With half of the world's 6000 languages expected to vanish within the next 50 years, preserving and documenting the languages of the world is critically important for linguists and speakers of endangered languages. Advances in technology have enabled new, more powerful language documentation methods which improve greatly on traditional paper-only methods. We have created an on-line database of video texts, their transcriptions, analyses, and translations, and a grammar sketch for Dusner, a highly endangered Austronesian language with 3 remaining fluent speakers.

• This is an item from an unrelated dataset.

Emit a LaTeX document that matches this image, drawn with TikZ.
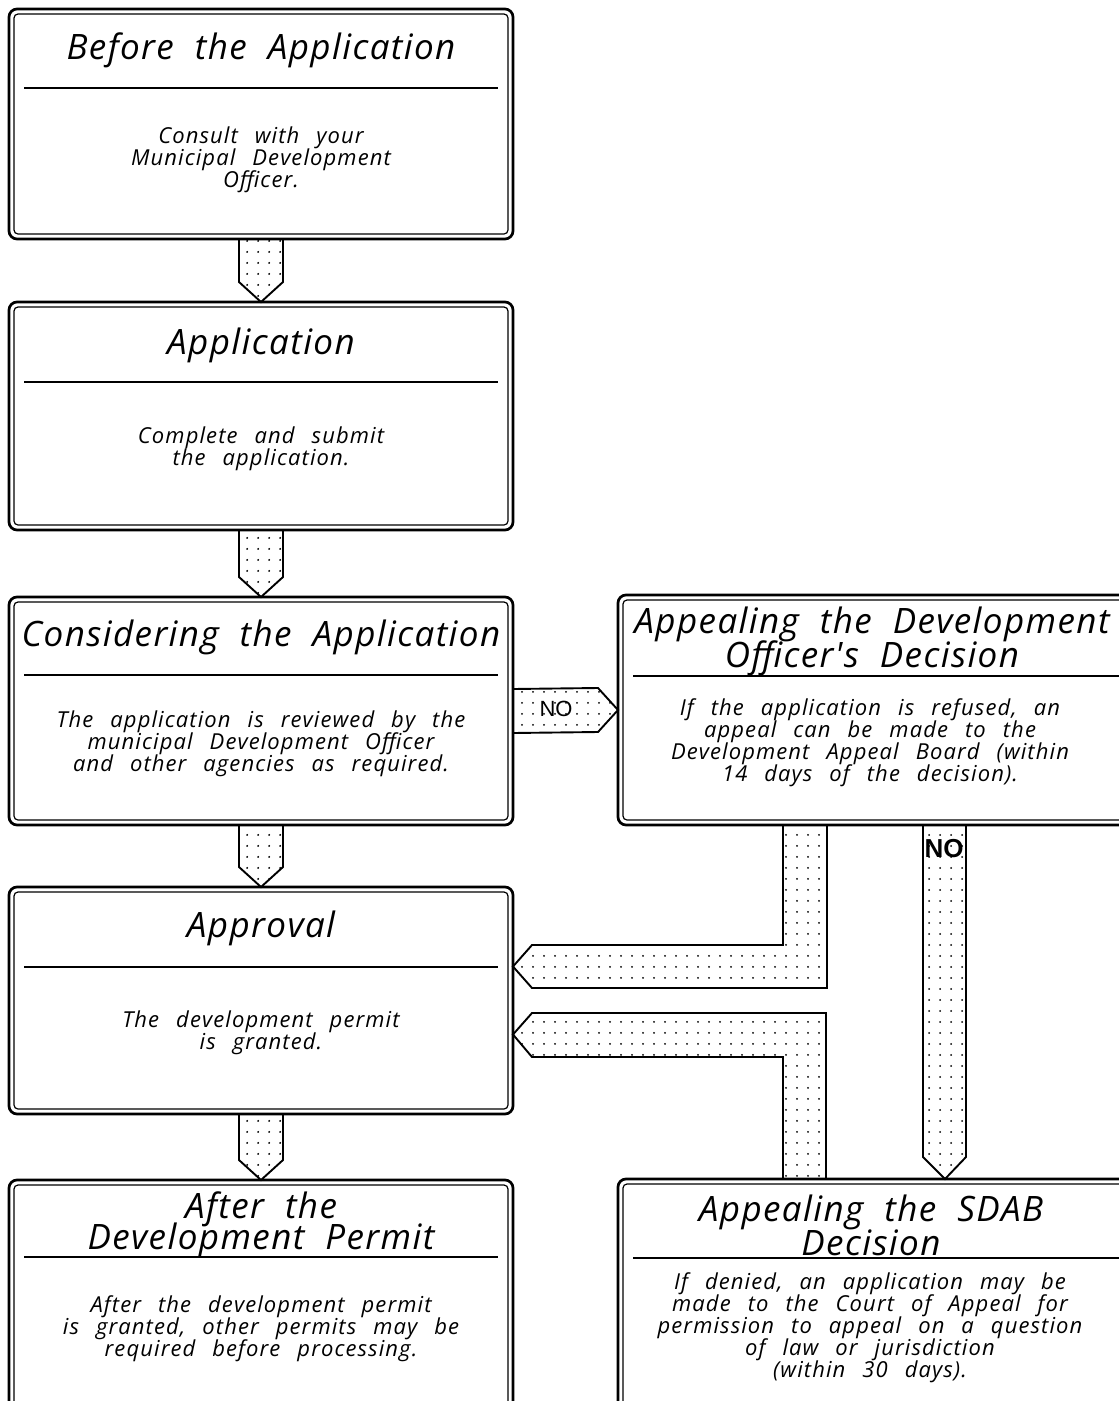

Our project has produced: (1) digital video recordings of stories and conversations in Dusner; (2) transcriptions, with free English and Indonesian translations, aligned with the video files; (3) linguistically annotated texts in two forms: one human-readable and one in standard XML format, suitable for computer analysis; (4) a glossary of basic words and affixes, an important resource in lexicographic and historical linguistic work; and (5) a grammar sketch of the core structural properties of the language (Dusner, Suriel Mofu and Mary Dalrymple, Lincom, 2012). The on-line resources were created using Toolbox, Elan, and CuPED.

The project was a collaborative effort with UNIPA (State University of Papua) and UNCEN (Cenderawasih University, Papua), and ran from October 2010 to December 2011.